18(2b). 18(2b)(a) of the PFRDA (CRA) Regulations, 2015. A certificate from the CEO of the Company has been filed with the concerned authority stating the following compliances:

(i) Adequacy and effectiveness of internal processes and digital architecture controls.

(ii) Compliance with the provisions of the Act, rules, regulations, guidelines, circulars, directions and instructions issued by the concerned Authority, beside other applicable laws.

(iii) Code of Conduct as per Schedule II of PFRDA (CRA) Regulations.

41. ACKNOWLEDGEMENTS

Your Directors wish to thank the Asset Management Companies, Private Equity Funds, Banks, NBFCs, Insurance Companies and the Bankers with whom the Company is having a business relationship and look forward to their continued support.

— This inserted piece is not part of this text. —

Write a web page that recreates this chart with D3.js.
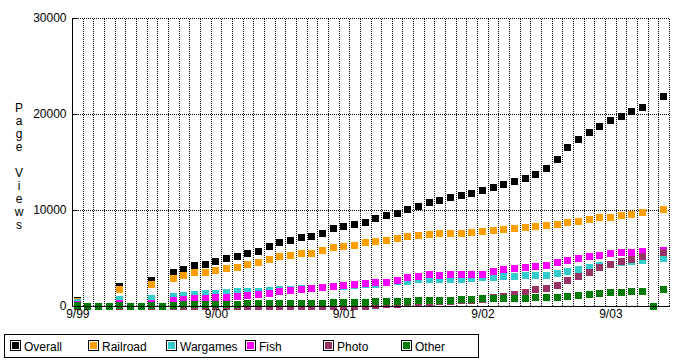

Your Directors would also like to thank Ministry of Corporate Affairs, Securities and Exchange Board of India, Reserve Bank of India, Insurance Regulatory and Development Authority of India, Unique Identification Authority of India and Pension Fund Regulatory and Development Authority for their guidance and support during the year and look forward for their support in future. Your Directors also wish to thank the shareholders, Stock Exchanges and Depositories for their continued support and cooperation.

Your Directors also wish to place on record their appreciation of the concerted efforts by all the employees in extending full support in implementing various plans for the growth of your Company.